Wheaton College Norton, Massachusetts
Wheaton College
Art

Academics

Art and Art History 298. Experimental Courses

Nineteenth-Century French Art

This course examines the major artistic movements of nineteenth-century France, including Neoclassicism, Romanticism, Realism, and Impressionism. We will study the development of landscape painting in relation to the rise of urbanization and industrialization, and look at the origins of an “avant-garde.” Our primary focus will be painting, but we will explore sculpture and photography, as well. While this course follows a fairly straightforward chronology, our main priority will be to consider the cultural and historical context in which works of art were produced. A range of critical texts by both artists and historians will be introduced.

Kathy Anne Quick

History of Photography: 1900-1960

This course surveys the development of photography from 1900 to 1960 by exploring the work of major artists/practitioners, movements, theories, and institutions. We will explore technological and aesthetic shifts in photography while considering the medium’s relationship to key social, political, and cultural contexts. Topics covered include photography’s changing relationship to artistic practice, the rise of photojournalism and photographic reportage, documentary projects, fashion/advertising photography, and the snapshot, among others. Students will gain an understanding for how to approach photographs through visual analysis, research, and critical thinking.

Dalia Linssen

Cities of the Middle East

Chaotic souqs, monumental mosques, exotic natives, and labyrinthine streets: this image of the timeless medina, or Arab City, has been a source of fascination in western visual cultures for centuries. In this course, we will flip the script on orientalist narratives of urban life in the Middle East to better understand the political, social, economic, and cultural histories that have shaped representations and transformations of modern urban space and urban life in the region. Throughout the semester we will combine critical readings and case studies from art, architecture, urban planning, and film to examine a range of cities.

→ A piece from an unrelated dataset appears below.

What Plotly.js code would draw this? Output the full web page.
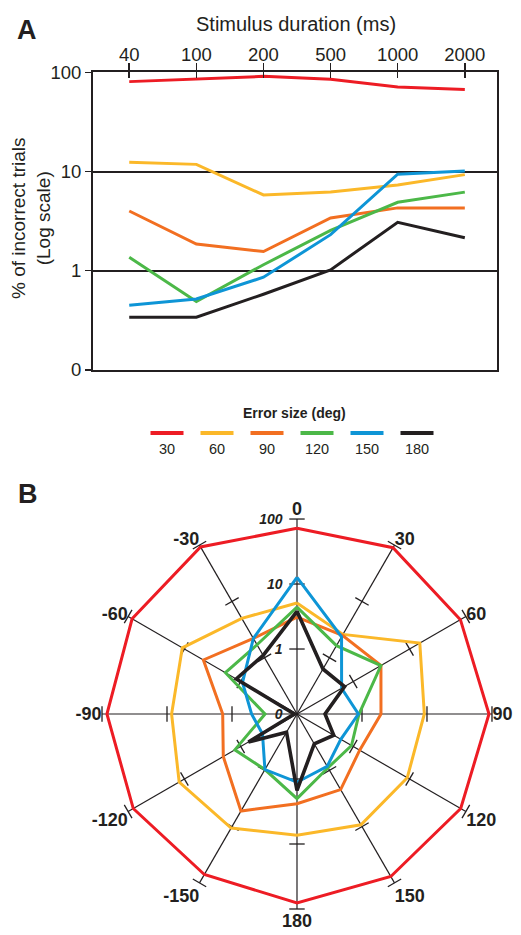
<!DOCTYPE html>
<html><head><meta charset="utf-8">
<script src="https://cdn.plot.ly/plotly-3.0.1.min.js"></script>
<style>html,body{margin:0;padding:0;background:#fff}#chart{width:521px;height:935px}</style>
</head><body><div id="chart"></div>
<script>
// ---------- data ----------
const durations = ['40', '100', '200', '500', '1000', '2000'];
const errorSizes = ['30', '60', '90', '120', '150', '180'];

// Panel A: % of incorrect trials by stimulus duration
const pct30  = [80.5, 86, 91, 85, 71, 67];
const pct60  = [12.4, 11.8, 5.8, 6.2, 7.3, 9.3];
const pct90  = [4.0, 1.86, 1.56, 3.4, 4.3, 4.3];
const pct120 = [1.37, 0.49, 1.15, 2.55, 4.9, 6.2];
const pct150 = [0.45, 0.52, 0.86, 2.31, 9.4, 10.1];
const pct180 = [0.34, 0.34, 0.58, 1.02, 3.08, 2.15];

// Panel B: % of incorrect trials by direction
const dirLabels = ['0', '30', '60', '90', '120', '150', '180', '-150', '-120', '-90', '-60', '-30'];
const dirAngles = [0, 30, 60, 90, 120, 150, 180, 210, 240, 270, 300, 330];
const dir30  = [72, 90, 80, 90, 81, 77, 81, 71, 81, 84, 85, 93];
const dir60  = [5.1, 2.6, 15.2, 9.1, 9.1, 9.3, 7.3, 10.6, 12.4, 8.5, 10.9, 5.0];
const dir90  = [3.1, 2.5, 3.1, 1.96, 1.3, 2.2, 2.4, 5.3, 2.04, 1.39, 4.6, 2.2];
const dir120 = [4.4, 1.64, 3.1, 0.9, 0.93, 0.9, 2.0, 0.97, 1.27, 0.31, 1.87, 1.7];
const dir150 = [12.7, 2.35, 0.62, 0.88, 0.6, 0.85, 1.12, 0.97, 0.41, 0.5, 0.93, 2.2];
const dir180 = [3.8, 0.63, 0.7, 0.27, 0.45, 0.34, 1.5, 0.21, 0.73, 0.11, 1.2, 1.1];

const logTickVals = [0.1, 1, 10, 100];
const logTickText = ['0', '1', '10', '100'];

const xTitle = 'Stimulus duration (ms)';
const yTitle = '% of incorrect trials<br>(Log scale)';
const legendTitle = 'Error size (deg)';

// ---------- styling ----------
const ink = '#231F20';
const colors = ['#ED1C24', '#FBB829', '#F26F21', '#4CB848', '#0E95D6', '#231F20'];
const FONT = 'Liberation Sans, Arial, Helvetica, sans-serif';
const seriesA = [pct30, pct60, pct90, pct120, pct150, pct180];
const seriesB = [dir30, dir60, dir90, dir120, dir150, dir180];

const traces = [];

// Panel A lines
seriesA.forEach((vals, i) => {
  traces.push({
    type: 'scatter', mode: 'lines', x: durations, y: vals,
    xaxis: 'x', yaxis: 'y', name: errorSizes[i],
    line: {color: colors[i], width: 3}, showlegend: false, hoverinfo: 'x+y'
  });
});
// overlay axis for inward tick marks
traces.push({type: 'scatter', x: [], y: [], xaxis: 'x2', yaxis: 'y', showlegend: false, hoverinfo: 'skip'});

// custom legend (line above label)
errorSizes.forEach((lab, i) => {
  traces.push({
    type: 'scatter', mode: 'lines', x: [i - 0.33, i + 0.33], y: [1, 1],
    xaxis: 'x3', yaxis: 'y3', line: {color: colors[i], width: 4},
    showlegend: false, hoverinfo: 'skip'
  });
});
traces.push({
  type: 'scatter', mode: 'text', x: errorSizes.map((_, i) => i), y: errorSizes.map(() => 0),
  text: errorSizes, textposition: 'middle center',
  textfont: {family: FONT, size: 14.5, color: ink},
  xaxis: 'x3', yaxis: 'y3', showlegend: false, hoverinfo: 'skip'
});

// Panel B: spoke tick marks at 1, 10, 100
const tickR = [], tickTheta = [];
dirAngles.forEach(a => logTickVals.slice(1).forEach(v => { tickR.push(v); tickTheta.push(a); }));
traces.push({
  type: 'scatterpolar', mode: 'markers', r: tickR, theta: tickTheta,
  marker: {symbol: 'line-ew', size: 11, angle: tickTheta, color: ink, line: {color: ink, width: 1.3}},
  cliponaxis: false, showlegend: false, hoverinfo: 'skip', subplot: 'polar'
});
// Panel B polygons
seriesB.forEach((vals, i) => {
  traces.push({
    type: 'scatterpolar', mode: 'lines',
    r: vals.concat([vals[0]]), theta: dirAngles.concat([dirAngles[0]]),
    name: errorSizes[i], line: {color: colors[i], width: i === 5 ? 3.6 : 3},
    showlegend: false, subplot: 'polar', cliponaxis: false
  });
});

const xRange = [-0.54, 5.48];

const layout = {
  width: 521, height: 935,
  margin: {l: 0, r: 0, t: 0, b: 0},
  paper_bgcolor: '#fff', plot_bgcolor: 'rgba(0,0,0,0)',
  font: {family: FONT, color: ink, size: 18},
  showlegend: false,
  xaxis: {
    type: 'category', domain: [0.1785, 0.954], anchor: 'y', side: 'top',
    range: xRange, categoryorder: 'array', categoryarray: durations,
    showline: true, linecolor: ink, linewidth: 2, mirror: true,
    ticks: 'outside', ticklen: 7, tickwidth: 1.5, tickcolor: ink,
    ticklabelstandoff: -5,
    showgrid: false, zeroline: false,
    tickfont: {size: 18.5, color: ink}
  },
  xaxis2: {
    type: 'linear', overlaying: 'x', anchor: 'y', side: 'top', range: xRange,
    tickmode: 'array', tickvals: durations.map((_, i) => i),
    ticks: 'inside', ticklen: 6, tickwidth: 1.5, tickcolor: ink,
    showticklabels: false, showline: false, showgrid: false, zeroline: false
  },
  yaxis: {
    type: 'log', domain: [0.6043, 0.9227], anchor: 'x', range: [-1, 2],
    tickmode: 'array', tickvals: logTickVals, ticktext: logTickText,
    showline: true, linecolor: ink, linewidth: 2, mirror: true,
    ticks: 'outside', ticklen: 6, tickwidth: 1.5, tickcolor: ink,
    showgrid: true, gridcolor: ink, gridwidth: 2, zeroline: false,
    tickfont: {size: 18.5, color: ink}
  },
  xaxis3: {domain: [0, 1], anchor: 'y3', range: [-3.34, 7.08], visible: false, fixedrange: true},
  yaxis3: {domain: [0.5005, 0.5551], anchor: 'x3', range: [-1, 2], visible: false, fixedrange: true},
  polar: {
    domain: {x: [0.1958, 0.9443], y: [0.0278, 0.4449]},
    bgcolor: 'rgba(0,0,0,0)',
    angularaxis: {
      type: 'linear', rotation: 90, direction: 'clockwise',
      tickmode: 'array', tickvals: dirAngles, ticktext: dirLabels,
      showline: false, showgrid: true, gridcolor: ink, gridwidth: 1.2,
      ticks: '', tickfont: {size: 18, weight: 'bold', color: ink}
    },
    radialaxis: {
      type: 'log', range: [-1, 2], angle: 90, side: 'counterclockwise', tickangle: 90,
      tickmode: 'array', tickvals: logTickVals, ticktext: logTickText,
      showgrid: false, showline: false,
      ticks: 'outside', ticklen: 9, tickcolor: 'rgba(0,0,0,0)',
      tickfont: {size: 14, style: 'italic', weight: 'bold', color: ink}
    }
  },
  annotations: [
    {text: xTitle, xref: 'paper', yref: 'paper', x: 0.569, y: 0.9743, showarrow: false,
     font: {size: 20, color: ink}, xanchor: 'center', yanchor: 'middle'},
    {text: yTitle, xref: 'paper', yref: 'paper', x: 0.0595, y: 0.7668, showarrow: false,
     textangle: -90, font: {size: 19, color: ink}, xanchor: 'center', yanchor: 'middle'},
    {text: 'A', xref: 'paper', yref: 'paper', x: 0.0509, y: 0.9684, showarrow: false,
     font: {size: 27, weight: 'bold', color: ink}, xanchor: 'center', yanchor: 'middle'},
    {text: 'B', xref: 'paper', yref: 'paper', x: 0.0547, y: 0.4717, showarrow: false,
     font: {size: 27, weight: 'bold', color: ink}, xanchor: 'center', yanchor: 'middle'},
    {text: legendTitle, xref: 'paper', yref: 'paper', x: 0.5653, y: 0.5588, showarrow: false,
     font: {size: 14, weight: 'bold', color: ink}, xanchor: 'center', yanchor: 'middle'}
  ]
};

Plotly.newPlot('chart', traces, layout, {displayModeBar: false, staticPlot: true});
</script>
</body></html>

We will travel from colonial urbanism in Algiers, modernist planning in Kuwait City, and gentrification in Jaffa, to “star-chitect” ambitions for Abu Dhabi, military occupation in Baghdad, and urban uprisings in Cairo. The course is organized around four main themes: (1) the myth of the medina, (2) colonial urbanism, (3) manufacturing urban heritage, and (4) contesting urban space. Special attention will be paid to the visual representation of cities in the Middle East in order to develop critical observations of the role that art, media, and film play in shaping knowledge of the region.

Mona Damluji

Photography as Knowledge (1830-1900)

This course is a social history of photography which examines how the medium shaped categories of subjectivity in the 19th-century (race, nation, gender, class, insanity, and criminality). Photography was also a means to archive and classify fields of knowledge. It intersected with the burgeoning sciences of ethnography and anthropology, for example, and was used in both topographical and expeditionary surveys. Faith in photography as a document made it a powerful witness to war, colonial expansion and social inequalities.

While we study the work of photography’s more well-known practitioners from Europe and North America (Atget, Muybridge, Nadar, Brady, O’Sullivan, for example), our approach will not emphasize the aesthetic innovations of self-consciously artistic photography. Rather, we examine both professional and domestic photography as a means to produce knowledge about the world.